To read more of Ellen Glazer's Conversations with an Infertility Counselor blogs, CLICK HERE.

When I first met Abby and Tom, they were going through in vitro fertilization (IVF). That was about 15 years ago. We met again about eight years later. Or I should say, I bumped into them. They live near me, and we saw each other in CVS. When I spotted them, I wondered if they had ever had or adopted children, but I wasn’t quite sure how to approach the topic — if at all.

Abby made it easy. “We decided not to have children, “ she said. “We’re OK. with it. We’re both liking our jobs, and we recently ran a marathon together.”

And so it was a surprise to me when I heard a sobbing voice at the other end of the phone about a year or so later and somehow recognized it was Abby. “I had a miscarriage,” she said. “It was a surprise pregnancy, and it threw me for a loop. I don’t know what to do. I need to be a mom. Can you help me?”

I met with Abby and Tom the next day, and they wasted no time in launching into adoption questions. “We want to adopt. We don’t care about the race of the child, but we do want a baby. And we’re hoping for a baby in good health. But we’re both 46, and we know this may not be possible.”

They had clearly done a lot of thinking and talking. Abby explained that they had tried hard to accept living without children, but it had never felt OK to them. Then she found herself unexpectedly pregnant, “over-the-moon with happiness and then devastated when I miscarried.” Abby and Tom had been talking about adoption from the moment she miscarried.

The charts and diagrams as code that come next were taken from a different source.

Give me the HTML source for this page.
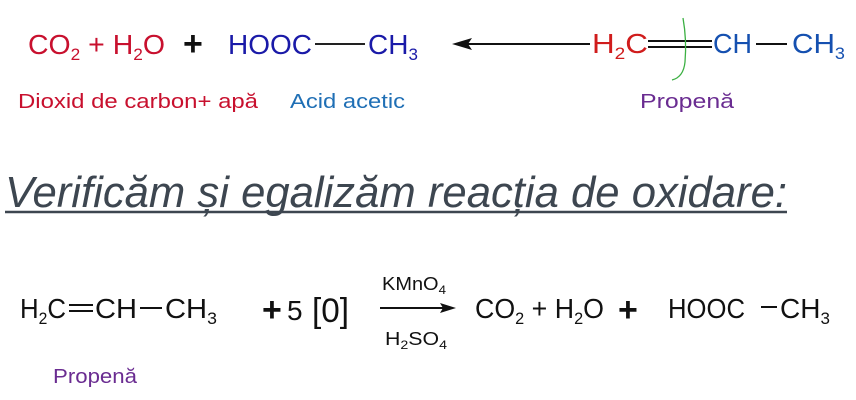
<!DOCTYPE html>
<html><head><meta charset="utf-8"><style>
html,body{margin:0;padding:0;background:#fff;}
svg{display:block;}
text{font-family:"Liberation Sans",sans-serif;}
.sub{font-size:17px;}
</style></head><body>
<svg width="856" height="400" viewBox="0 0 856 400" xmlns="http://www.w3.org/2000/svg">
<rect width="856" height="400" fill="#fff"/>
<!-- Top row -->
<text x="28" y="54" font-size="28" fill="#c8102e" textLength="137" lengthAdjust="spacingAndGlyphs">CO<tspan class="sub" dy="6">2</tspan><tspan dy="-6"> + H</tspan><tspan class="sub" dy="6">2</tspan><tspan dy="-6">O</tspan></text>
<text x="183" y="55" font-size="34" font-weight="bold" fill="#111">+</text>
<text x="228" y="54" font-size="28" fill="#1a1aa8" textLength="84" lengthAdjust="spacingAndGlyphs">HOOC</text>
<line x1="315" y1="44" x2="365" y2="44" stroke="#222" stroke-width="2"/>
<text x="368" y="54" font-size="28" fill="#1a1aa8">CH<tspan class="sub" dy="6">3</tspan></text>
<line x1="462" y1="44" x2="590" y2="44" stroke="#111" stroke-width="2"/>
<polygon points="452,44 472,38 468,44 472,50" fill="#111"/>
<text x="592" y="53" font-size="28" fill="#d01c1c" textLength="56" lengthAdjust="spacingAndGlyphs">H<tspan class="sub" dy="6">2</tspan><tspan dy="-6">C</tspan></text>
<line x1="648" y1="41" x2="712" y2="41" stroke="#111" stroke-width="2"/>
<line x1="648" y1="47" x2="712" y2="47" stroke="#111" stroke-width="2"/>
<path d="M683,18 C686,35 686,50 685,62 C684,72 680,78 672,80" fill="none" stroke="#3cb043" stroke-width="1.3"/>
<text x="713" y="53" font-size="28" fill="#1550b0" textLength="39" lengthAdjust="spacingAndGlyphs">CH</text>
<line x1="756" y1="44" x2="787" y2="44" stroke="#111" stroke-width="2"/>
<text x="792" y="53" font-size="28" fill="#1550b0" textLength="53" lengthAdjust="spacingAndGlyphs">CH<tspan class="sub" dy="6">3</tspan></text>
<!-- labels -->
<text x="18" y="108" font-size="20" fill="#c8102e" textLength="240" lengthAdjust="spacingAndGlyphs">Dioxid de carbon+ apă</text>
<text x="290" y="108" font-size="20" fill="#1f6fb5" textLength="115" lengthAdjust="spacingAndGlyphs">Acid acetic</text>
<text x="640" y="108" font-size="20" fill="#6a2c91" textLength="94" lengthAdjust="spacingAndGlyphs">Propenă</text>
<!-- heading -->
<text x="5" y="207" font-size="44" font-style="italic" fill="#3d4650" textLength="782" lengthAdjust="spacingAndGlyphs">Verificăm și egalizăm reacția de oxidare:</text>
<line x1="5" y1="212" x2="787" y2="212" stroke="#3d4650" stroke-width="2.5"/>
<!-- bottom row -->
<g font-size="28" fill="#111">
<text x="20" y="318" textLength="46" lengthAdjust="spacingAndGlyphs">H<tspan class="sub" dy="6">2</tspan><tspan dy="-6">C</tspan></text>
<line x1="69" y1="305" x2="93" y2="305" stroke="#111" stroke-width="2"/>
<line x1="69" y1="311" x2="93" y2="311" stroke="#111" stroke-width="2"/>
<text x="95" y="318" textLength="42" lengthAdjust="spacingAndGlyphs">CH</text>
<line x1="140" y1="308" x2="162" y2="308" stroke="#111" stroke-width="2"/>
<text x="165" y="318" textLength="52" lengthAdjust="spacingAndGlyphs">CH<tspan class="sub" dy="6">3</tspan></text>
<text x="262" y="321" font-size="34" font-weight="bold">+</text>
<text x="287" y="320" font-size="28">5</text>
<text x="312" y="322" font-size="34" textLength="37" lengthAdjust="spacingAndGlyphs">[0]</text>
<text x="382" y="290" font-size="18" textLength="64" lengthAdjust="spacingAndGlyphs">KMnO<tspan font-size="12" dy="4">4</tspan></text>
<line x1="380" y1="308" x2="445" y2="308" stroke="#111" stroke-width="2"/>
<polygon points="456,308 440,303 443,308 440,313" fill="#111"/>
<text x="385" y="345" font-size="18" textLength="62" lengthAdjust="spacingAndGlyphs">H<tspan font-size="12" dy="4">2</tspan><tspan dy="-4">SO</tspan><tspan font-size="12" dy="4">4</tspan></text>
<text x="475" y="318" textLength="129" lengthAdjust="spacingAndGlyphs">CO<tspan class="sub" dy="6">2</tspan><tspan dy="-6"> + H</tspan><tspan class="sub" dy="6">2</tspan><tspan dy="-6">O</tspan></text>
<text x="618" y="321" font-size="34" font-weight="bold">+</text>
<text x="668" y="318" textLength="77" lengthAdjust="spacingAndGlyphs">HOOC</text>
<line x1="761" y1="307" x2="777" y2="307" stroke="#111" stroke-width="2"/>
<text x="780" y="318">CH<tspan class="sub" dy="6">3</tspan></text>
</g>
<text x="53" y="383" font-size="20" fill="#6a2c91" textLength="84" lengthAdjust="spacingAndGlyphs">Propenă</text>
</svg>
</body></html>
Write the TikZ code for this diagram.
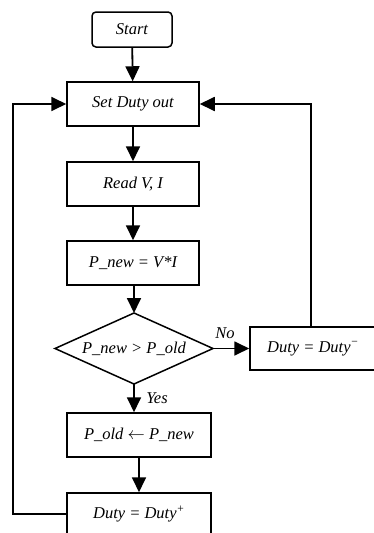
\documentclass[tikz,border=0pt]{standalone}
\usepackage{fontspec}
\setmainfont{Liberation Serif}
\usetikzlibrary{arrows.meta}
\begin{document}
\begin{tikzpicture}[x=1pt,y=-1pt,
  every node/.style={font=\fontsize{16.5}{19}\selectfont\itshape},
  box/.style={draw,line width=1.5pt,rectangle,inner sep=0pt},
  conn/.style={line width=1.8pt},
  arr/.style={conn,-{Triangle[length=15pt,width=14pt]}},
  lbl/.style={inner sep=0pt}]
\useasboundingbox (0,0) rectangle (374,533);
\node[box,rounded corners=4pt,minimum width=80pt,minimum height=35pt] (start) at (132,29.5) {Start};
\node[box,minimum width=132pt,minimum height=44pt] (set) at (133,104) {Set Duty out};
\node[box,minimum width=132pt,minimum height=44pt] (read) at (133,184) {Read V, I};
\node[box,minimum width=132pt,minimum height=44pt] (pnew) at (133,263) {P\_new = V*I};
\coordinate (dN) at (134,313);
\coordinate (dS) at (134,384);
\coordinate (dW) at (55,348.5);
\coordinate (dE) at (213,348.5);
\draw[line width=1.5pt,line join=miter] (dN) -- (dE) -- (dS) -- (dW) -- cycle;
\node[inner sep=0pt] (dia) at (134,348.5) {P\_new > P\_old};
\node[box,minimum width=126pt,minimum height=43pt] (dminus) at (313,348.5) {Duty = Duty\textsuperscript{−}};
\node[box,minimum width=144pt,minimum height=44pt] (pold) at (139,435) {P\_old $\leftarrow$ P\_new};
\node[box,minimum width=144pt,minimum height=42pt] (dplus) at (139,514) {Duty = Duty\textsuperscript{+}};
\coordinate (lb) at (13,514);
\coordinate (lt) at (13,104);
\coordinate (rt) at (311,104);
\draw[arr] (start) -- (set);
\draw[arr] (set) -- (read);
\draw[arr] (read) -- (pnew);
\draw[arr] (pnew.south -| dN) -- (dN);
\draw[arr] (dS) -- (dS |- pold.north);
\draw[arr] (pold) -- (dplus);
\draw[arr] (dE) -- (dminus.west);
\draw[arr] (dplus.west) -- (lb) -- (lt) -- (set.west);
\draw[arr] (dminus.north -| rt) -- (rt) -- (set.east);
\node[lbl] (no) at (225,333) {No};
\node[lbl] (yes) at (157,398) {Yes};
\end{tikzpicture}
\end{document}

That was five years ago. Five years and lots of diapers and formula and infant milestones and toddler tantrums ago. Abby and Tom are now the busy, jubilant and grateful parents of Abi, 4, Eva, 3 and Corey, 2. All three of their children are African American and adopted as newborns. These days I see Abby and Tom fairly often. That is because they have become “my adoption speaker’s bureau.” Whenever I need parents to come talk with a group about adoption, I call on Abby and Tom, who love to talk about how they moved from infertility to “resolving without children” to embracing adoption. For Abby and Tom, who are white, their children’s race seems to only add to their sense of wonder and gratitude and disbelief. “I look in the mirror some days, “ Abby says “I can’t believe that I am a mom. When I pick up Abi at preschool, and someone says, ‘Abi, your mom’s here.’ I feel like jumping with pleasure.”

Abby and Tom recognize and respect the fact that adoption is not for everyone, and transracial adoption is not for many. They know, first hand, that it is often a huge, seemingly insurmountable leap to adoption. They know that some are not ready nor suited to make that leap. Both look back on that awful miscarriage with unexpected gratitude. “It was what pushed us,” Abby declares, “It was what sent us sailing so exuberantly into this adventure in parenthood.”